In Tolkien’s own Smaug, the dragon offers more than just a physical threat of violence, he offers a personification of greed (and a distinctly aristocratic greed, which refuses to share or recirculate wealth, that only consumes and consumes and keeps it in dark halls, leading to the ruin of the nation.)

In John Gardner’s Grendel, the Dragon is even more a philosophical threat over a physical one. The dragon reveals a set of philosophical beliefs to Grendel, and it is these that Grendel wrestles with, and is ultimately overcome by. This leads him to choose to become, and even embrace his position as, the villain in the Shaper’s story. The dragon in Grendel personifies a deeply nihilistic view of the world: his final arguments about the purpose of life being that all human values are baseless and that everything we do will be made irrelevant. His best advice to Grendel is to “seek out gold and sit on it.” As nothing really matters anyway.
Gardner uses the imagery and the archetype of the dragon to convey how coldly-calcuating, threatening and dangerous the idea is, and this belief is ultimately played out through Grendel’s own final meeting with Beowulf.

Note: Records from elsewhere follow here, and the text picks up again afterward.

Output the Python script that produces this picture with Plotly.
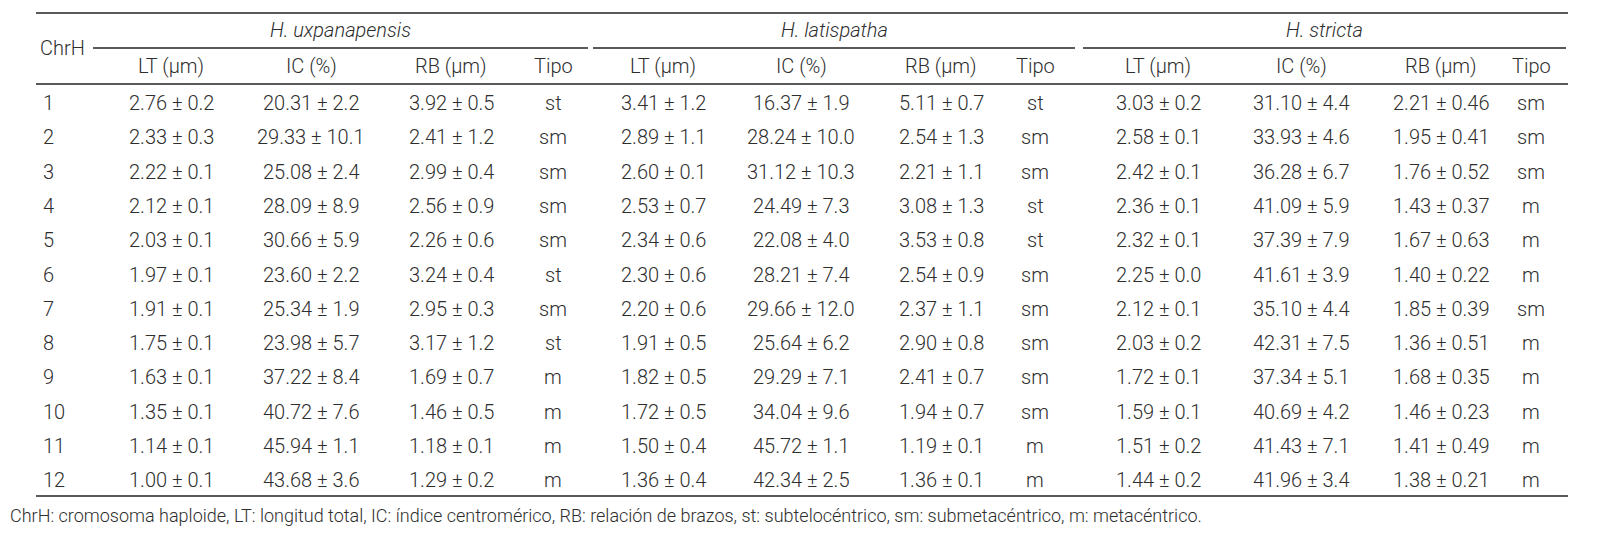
import plotly.graph_objects as go

species = ["H. uxpanapensis", "H. latispatha", "H. stricta"]
subcols = ["LT (µm)", "IC (%)", "RB (µm)", "Tipo"]
chrh = [str(i) for i in range(1, 13)]
ux = [
 ["2.76 ± 0.2","20.31 ± 2.2","3.92 ± 0.5","st"],
 ["2.33 ± 0.3","29.33 ± 10.1","2.41 ± 1.2","sm"],
 ["2.22 ± 0.1","25.08 ± 2.4","2.99 ± 0.4","sm"],
 ["2.12 ± 0.1","28.09 ± 8.9","2.56 ± 0.9","sm"],
 ["2.03 ± 0.1","30.66 ± 5.9","2.26 ± 0.6","sm"],
 ["1.97 ± 0.1","23.60 ± 2.2","3.24 ± 0.4","st"],
 ["1.91 ± 0.1","25.34 ± 1.9","2.95 ± 0.3","sm"],
 ["1.75 ± 0.1","23.98 ± 5.7","3.17 ± 1.2","st"],
 ["1.63 ± 0.1","37.22 ± 8.4","1.69 ± 0.7","m"],
 ["1.35 ± 0.1","40.72 ± 7.6","1.46 ± 0.5","m"],
 ["1.14 ± 0.1","45.94 ± 1.1","1.18 ± 0.1","m"],
 ["1.00 ± 0.1","43.68 ± 3.6","1.29 ± 0.2","m"],
]
la = [
 ["3.41 ± 1.2","16.37 ± 1.9","5.11 ± 0.7","st"],
 ["2.89 ± 1.1","28.24 ± 10.0","2.54 ± 1.3","sm"],
 ["2.60 ± 0.1","31.12 ± 10.3","2.21 ± 1.1","sm"],
 ["2.53 ± 0.7","24.49 ± 7.3","3.08 ± 1.3","st"],
 ["2.34 ± 0.6","22.08 ± 4.0","3.53 ± 0.8","st"],
 ["2.30 ± 0.6","28.21 ± 7.4","2.54 ± 0.9","sm"],
 ["2.20 ± 0.6","29.66 ± 12.0","2.37 ± 1.1","sm"],
 ["1.91 ± 0.5","25.64 ± 6.2","2.90 ± 0.8","sm"],
 ["1.82 ± 0.5","29.29 ± 7.1","2.41 ± 0.7","sm"],
 ["1.72 ± 0.5","34.04 ± 9.6","1.94 ± 0.7","sm"],
 ["1.50 ± 0.4","45.72 ± 1.1","1.19 ± 0.1","m"],
 ["1.36 ± 0.4","42.34 ± 2.5","1.36 ± 0.1","m"],
]
st = [
 ["3.03 ± 0.2","31.10 ± 4.4","2.21 ± 0.46","sm"],
 ["2.58 ± 0.1","33.93 ± 4.6","1.95 ± 0.41","sm"],
 ["2.42 ± 0.1","36.28 ± 6.7","1.76 ± 0.52","sm"],
 ["2.36 ± 0.1","41.09 ± 5.9","1.43 ± 0.37","m"],
 ["2.32 ± 0.1","37.39 ± 7.9","1.67 ± 0.63","m"],
 ["2.25 ± 0.0","41.61 ± 3.9","1.40 ± 0.22","m"],
 ["2.12 ± 0.1","35.10 ± 4.4","1.85 ± 0.39","sm"],
 ["2.03 ± 0.2","42.31 ± 7.5","1.36 ± 0.51","m"],
 ["1.72 ± 0.1","37.34 ± 5.1","1.68 ± 0.35","m"],
 ["1.59 ± 0.1","40.69 ± 4.2","1.46 ± 0.23","m"],
 ["1.51 ± 0.2","41.43 ± 7.1","1.41 ± 0.49","m"],
 ["1.44 ± 0.2","41.96 ± 3.4","1.38 ± 0.21","m"],
]
footnote = "ChrH: cromosoma haploide, LT: longitud total, IC: índice centromérico, RB: relación de brazos, st: subtelocéntrico, sm: submetacéntrico, m: metacéntrico."

data = [ux, la, st]
colx = [[163, 303, 443, 545], [655, 793, 933, 1027], [1150, 1293, 1433, 1523]]
spx = [(85, 580), (585, 1067), (1075, 1558)]
row0, dy = 95, 34.3
C = "#2e2e2e"
F = dict(family="Roboto", size=20, color=C, weight=300)

fig = go.Figure()
ann = []
def T(x, y, s, xa="center", italic=False, size=20):
    f = dict(F)
    f["size"] = size
    if italic:
        f["style"] = "italic"
    ann.append(dict(x=x, y=y, xref="x", yref="y", text=s, showarrow=False, xanchor=xa, yanchor="middle", font=f))

T(30, 40, "ChrH", "left")
for k in range(3):
    T((spx[k][0] + spx[k][1]) / 2, 22, species[k], italic=True)
    for j in range(4):
        T(colx[k][j], 58, subcols[j])
for i in range(12):
    y = row0 + i * dy
    T(33, y, chrh[i], "left")
    for k in range(3):
        for j in range(4):
            T(colx[k][j], y, data[k][i][j])
T(0, 507, footnote, "left", size=18)

shapes = []
def L(x0, x1, y, w=1.3):
    shapes.append(dict(type="line", xref="x", yref="y", x0=x0, x1=x1, y0=y, y1=y, line=dict(color="#222", width=w)))
L(28, 1560, 5)
for a, b in spx:
    L(a, b, 40)
L(28, 1560, 76)
L(28, 1560, 488)

fig.update_layout(width=1611, height=534, margin=dict(l=0, r=0, t=0, b=0),
                  paper_bgcolor="white", plot_bgcolor="white",
                  xaxis=dict(range=[0, 1611], visible=False, fixedrange=True),
                  yaxis=dict(range=[534, 0], visible=False, fixedrange=True),
                  annotations=ann, shapes=shapes, showlegend=False)
fig.write_html("out.html")
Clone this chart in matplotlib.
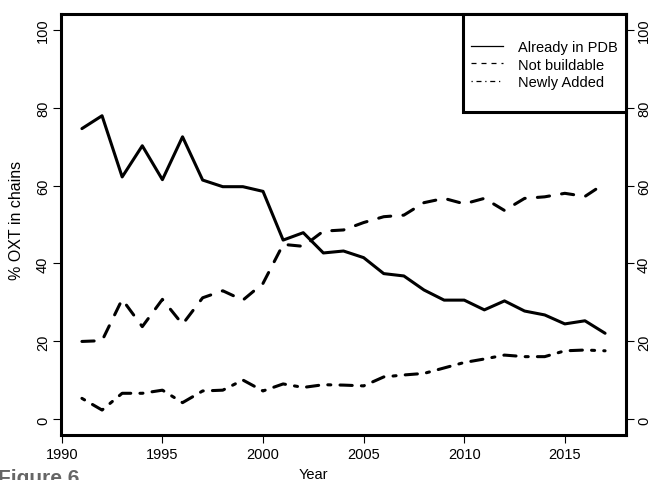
import matplotlib
matplotlib.use("Agg")
import matplotlib.pyplot as plt
from matplotlib.patches import Rectangle
from matplotlib.lines import Line2D

plt.rcParams['font.family'] = ['Liberation Sans', 'DejaVu Sans']

years = list(range(1991, 2018))
already_in_pdb = [74.6, 77.9, 62.2, 70.2, 61.5, 72.5, 61.4, 59.7, 59.7, 58.5,
                  46.0, 47.9, 42.7, 43.2, 41.5, 37.4, 36.8, 33.2, 30.6, 30.6,
                  28.1, 30.4, 27.8, 26.8, 24.5, 25.3, 22.1]
not_buildable = [20.0, 20.2, 30.8, 23.8, 30.8, 24.4, 31.2, 33.0, 30.6, 34.9,
                 44.9, 44.4, 48.3, 48.6, 50.5, 52.0, 52.4, 55.6, 56.7, 55.3,
                 56.7, 53.6, 56.7, 57.1, 58.0, 57.2, 60.6]
newly_added = [5.4, 2.4, 6.7, 6.7, 7.5, 4.3, 7.3, 7.5, 10.1, 7.3,
               9.1, 8.2, 8.9, 8.8, 8.6, 10.9, 11.4, 11.8, 13.2, 14.6,
               15.5, 16.5, 16.1, 16.1, 17.6, 17.8, 17.6]
labels = ['Already in PDB', 'Not buildable', 'Newly Added']
dash_styles = ['-', (0, (4, 4)), (0, (1, 3, 4, 3))]

fig = plt.figure(figsize=(6.53, 4.81), dpi=100)
ax = fig.add_axes([61/653, 1-436/481, 565/653, 421/481])

lw = 2.2
for vals, ls in zip([already_in_pdb, not_buildable, newly_added], dash_styles):
    ax.plot(years, vals, color='black', lw=lw, linestyle=ls,
            solid_capstyle='round', dash_capstyle='round', solid_joinstyle='round')

ax.set_xlim(1989.96, 2018.04)
ax.set_ylim(-4, 104)
ax.set_xticks([1990, 1995, 2000, 2005, 2010, 2015])
ax.set_yticks([0, 20, 40, 60, 80, 100])
ax.tick_params(axis='both', direction='out', length=5.5, width=0.8, labelsize=10.5, pad=3)
ax.tick_params(axis='y', right=True, labelright=True, labelrotation=90, pad=2.5)
for lab in ax.get_yticklabels():
    lab.set_va('center')
for sp in ax.spines.values():
    sp.set_linewidth(lw)

# legend box in the upper right corner
box = Rectangle((0.711, 0.767), 0.289, 0.233, transform=ax.transAxes,
                facecolor='white', edgecolor='black', lw=lw, zorder=5, clip_on=False)
ax.add_patch(box)
handles = [Line2D([], [], color='black', lw=0.9, linestyle=ls) for ls in dash_styles]
leg = ax.legend(handles, labels, loc='center', bbox_to_anchor=(0.8555, 0.88),
                bbox_transform=ax.transAxes, frameon=False, fontsize=10.5,
                handlelength=2.2, handletextpad=1.0, labelspacing=0.25)
leg.set_zorder(6)

fig.text(17/653, 1-220/481, '% OXT in chains', rotation=90, ha='center', va='center', fontsize=11.5)
fig.text(313/653, 1-468/481, 'Year', ha='center', va='top', fontsize=10.5)
fig.text(-2/653, 1-469/481, 'Figure 6', ha='left', va='top', fontsize=15,
         fontweight='bold', color='#666666')

fig.savefig('out.png', dpi=100)
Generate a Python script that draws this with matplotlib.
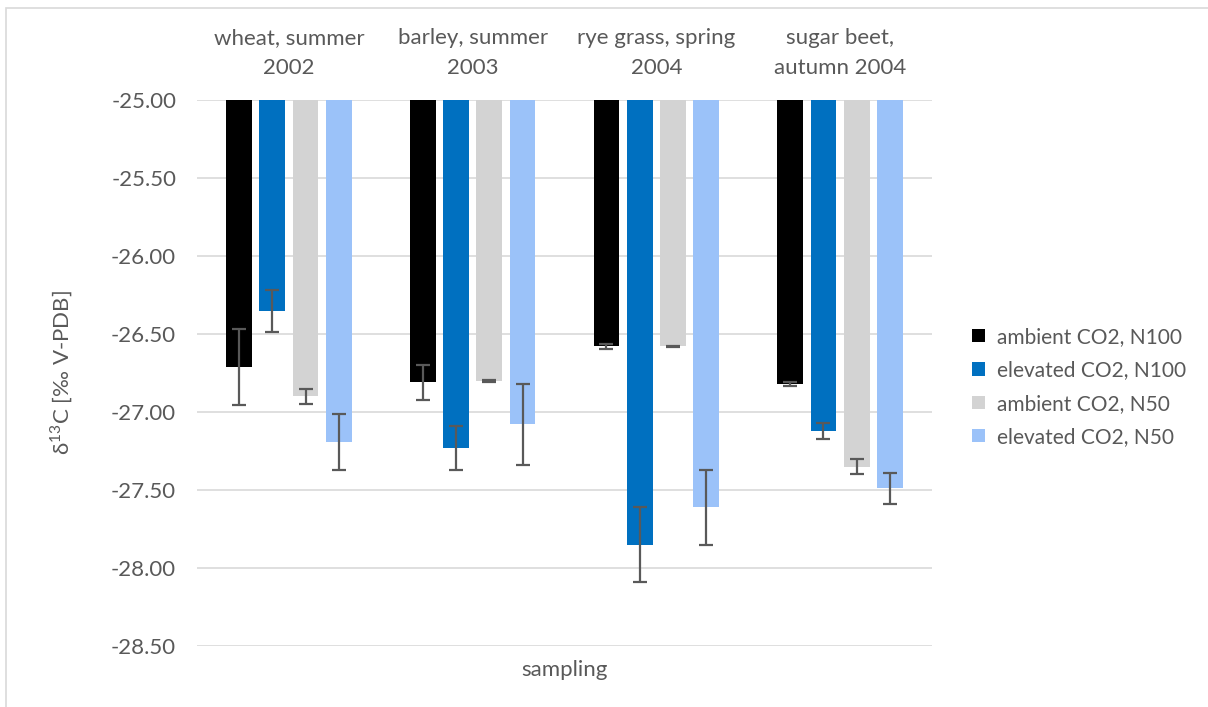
import matplotlib
matplotlib.use("Agg")
import matplotlib.pyplot as plt
import matplotlib.patches as patches
import numpy as np

plt.rcParams["font.family"] = ["Lato", "DejaVu Sans"]

# sampling campaigns and treatments
samplings = ["wheat, summer\n2002", "barley, summer\n2003",
             "rye grass, spring\n2004", "sugar beet,\nautumn 2004"]
treatments = ["ambient CO2, N100", "elevated CO2, N100",
              "ambient CO2, N50", "elevated CO2, N50"]

# mean delta 13C per treatment, one value per sampling
amb_n100 = [-26.71, -26.81, -26.58, -26.82]
elev_n100 = [-26.355, -27.23, -27.85, -27.12]
amb_n50 = [-26.90, -26.80, -26.58, -27.35]
elev_n50 = [-27.19, -27.08, -27.61, -27.49]

# standard errors
amb_n100_err = [0.245, 0.113, 0.018, 0.013]
elev_n100_err = [0.135, 0.143, 0.24, 0.05]
amb_n50_err = [0.048, 0.005, 0.005, 0.05]
elev_n50_err = [0.18, 0.257, 0.24, 0.10]

colors = ["#000000", "#0070C0", "#D3D3D3", "#9BC2F9"]
text_col = "#595959"
baseline = -25.0
fs = 16

fig = plt.figure(figsize=(12.08, 7.07), dpi=100)
ax = fig.add_axes([197 / 1208, 1 - 646 / 707, 735 / 1208, 546 / 707])

series = [amb_n100, elev_n100, amb_n50, elev_n50]
errors = [amb_n100_err, elev_n100_err, amb_n50_err, elev_n50_err]
x = np.arange(len(samplings))
step = 0.181
width = 0.139
handles = []
for k, (vals, errs) in enumerate(zip(series, errors)):
    vals = np.array(vals)
    pos = x + (k - 1.5) * step
    b = ax.bar(pos, vals - baseline, bottom=baseline, width=width,
               color=colors[k], label=treatments[k], zorder=2)
    ax.errorbar(pos, vals, yerr=errs, fmt="none", ecolor=text_col,
                elinewidth=1.6, capsize=5, capthick=1.6, zorder=3)
    handles.append(b)

ax.set_xlim(-0.5, 3.5)
ax.set_ylim(-28.5, -25.0)
ax.set_yticks(np.arange(-28.5, -24.99, 0.5))
ax.yaxis.set_major_formatter(matplotlib.ticker.FormatStrFormatter("%.2f"))
ax.grid(axis="y", color="#D9D9D9", linewidth=1.2, zorder=0)
ax.set_axisbelow(True)
for s in ax.spines.values():
    s.set_visible(False)

ax.xaxis.tick_top()
ax.set_xticks(x)
ax.set_xticklabels(samplings, fontsize=fs, color=text_col, linespacing=1.6)
ax.tick_params(axis="both", length=0, labelsize=fs, labelcolor=text_col)
ax.tick_params(axis="y", pad=15)
ax.tick_params(axis="x", pad=16)

ax.set_ylabel("δ$^{\\mathregular{13}}$C [‰ V-PDB]", fontsize=fs,
              color=text_col, labelpad=26)
fig.text(564.5 / 1208, 1 - 670 / 707, "sampling", fontsize=fs,
         color=text_col, ha="center", va="center")

fig.legend(handles=handles, loc="center left",
           bbox_to_anchor=(953 / 1208, 1 - 387 / 707), frameon=False,
           fontsize=15, labelcolor=text_col, handlelength=0.62,
           handleheight=0.62, handletextpad=0.6, labelspacing=0.64)

# light chart border
fig.patches.append(patches.Rectangle((6 / 1208, -0.05), 1.2, 1 - 8 / 707 + 0.05,
                                     transform=fig.transFigure, fill=False,
                                     edgecolor="#D9D9D9", linewidth=1.2))

fig.savefig("out.png", dpi=100)
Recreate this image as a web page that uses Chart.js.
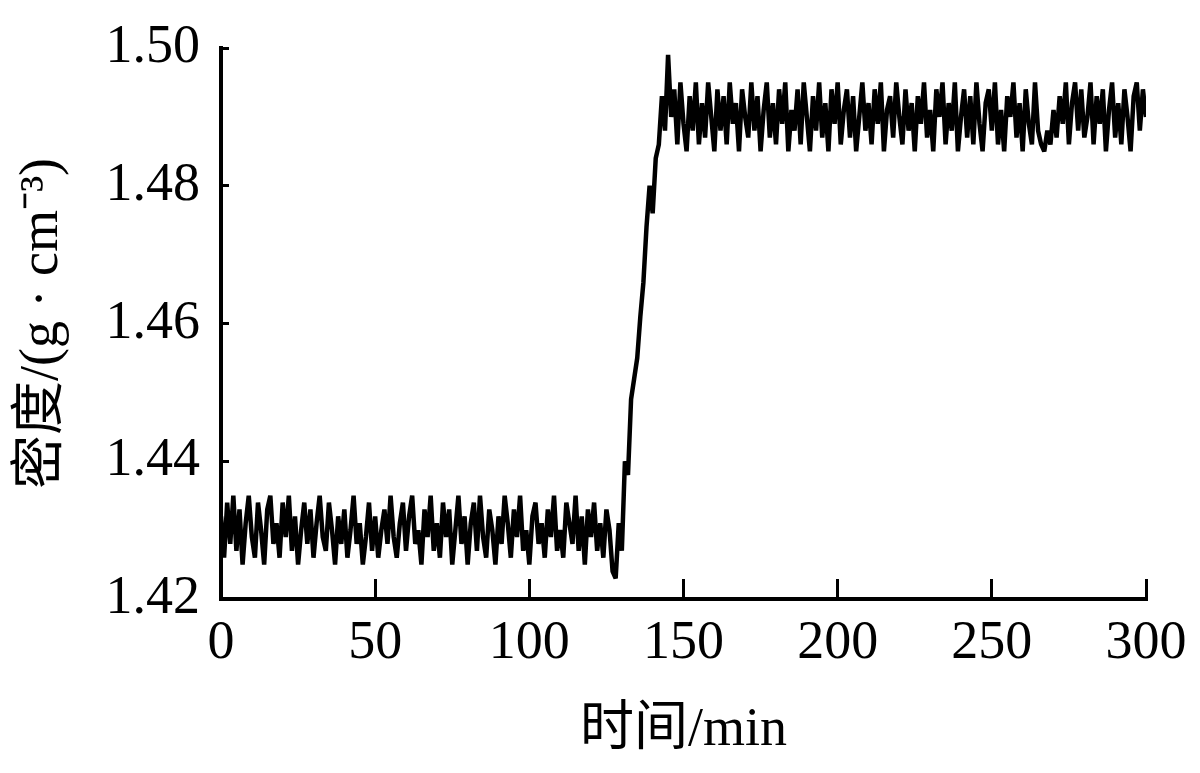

This type of symbolism in dragons offers something far more than a struggle of man vs. nature. It does what fantasy does best, it offers physical examples of man’s internal struggles. And offers us a wealth of other conflicts, both external and internal.

If we agree that dragons in fantasy should be something more than just animals, that they have an intelligence equal to or greater than humans, then we should seek to imbue them with an equal amount of human personality.

So consider your dragons. What is really inside them and how can you show it on the outside?